Website opens a window on Vittoriosa’s cloistered nuns
Sister Bernardette Xuereb always felt she wanted to be close to God so 26 years ago she took a friends’ advice and phoned the Vittoriosa cloister nuns.
“I was at work when I phoned. When I hung up I was so happy that a colleague thought I was on the phone to a boyfriend for the first time... The first time I went to visit the convent, I was overcome with joy,” said Sr Bernardette who became a cloister nun at the age of 22.
Sr Bernardette, now 48, is among the nuns who shared the story of their vocation on the new website of the Monastery of Santa Skolastika in Vittoriosa – www.sorijietbenedittini.com.
The aim of the website, designed by Yasmine Formosa, is to reach out to young women out there who might be thinking about following their vocation.
“We have one aim – to help people learn more about us and attract new vocations. Some people don’t even know about us,” said Sr Anna Mallia who was 19 when she joined the convent 28 years ago.
Sr Anna feels that even though they chose to be cloistered, they have to remain in tune with what is happening outside their walls.
“Today, with modern technology, you have to keep up to date with what is happening out there even though we are in here,” she said.
Before the website was launched, the nuns had to convince their mother superior, or badessa as they call her, Sr Maria Tiralongo.
The 82-year-old initially resisted the idea of opening up the convent to the World Wide Web but she eventually understood that it could help encourage more women to join them.
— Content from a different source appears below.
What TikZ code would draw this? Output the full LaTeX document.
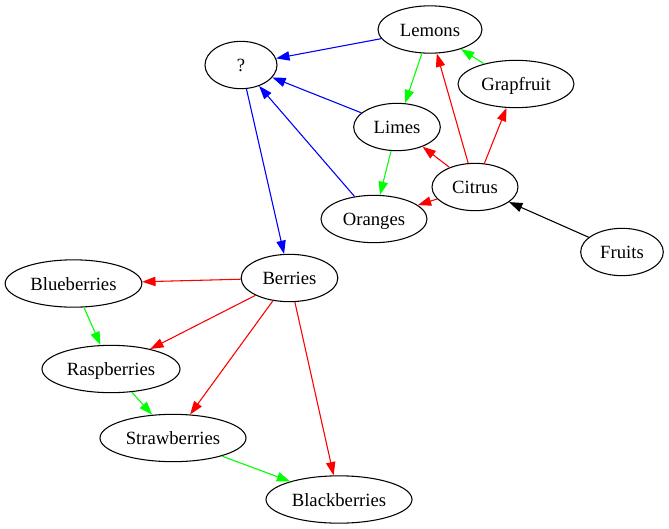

At the moment there are 15 nuns at the convent, aged between 40 and 86. The last time a nun joined was 20 years ago and Sr Maria would like nothing more than new vocations.
“Young women can come and live with us for a few days to try out our way of life,” she said.
Although she gave in to the website, Sr Maria is determined to ensure this will not jeopardise the very essence of being a cloister nun. The nuns, who got an internet connection last week, will only have access to their site and an e-mail address attached to it.
“We are cloister nuns. Our vocation is important to us. The world cannot live without prayers... You know what the Pope calls us? Cloister nuns are the power station.... the heart of the Church,” the jolly nun said.
Sr Maria was 20 when she stepped into the convent and has absolutely no regrets.
“Some people question why we choose to detach ourselves from the world. But we are not detached... We have a very intimate relationship with the world we pray for so much,” she said.
In fact, their motto is: pray and work. Their day starts at 4.30 a.m. with the morning prayer session followed by Mass at 7 a.m. They continue their day with a series of timed prayer sessions, chores, recreational time and silent-hours until they retire back into their rooms at about 9.30 p.m.
Their day is all mapped out on the website, which also introduces visitors to each of the 15 nuns.
A section of the site is dedicated to prayers where the public can click on the Rosary and say it with the nuns.
Through the site, people can also send e-mails to the nuns asking for prayers or advice. The nuns will be able to reply to these e-mails.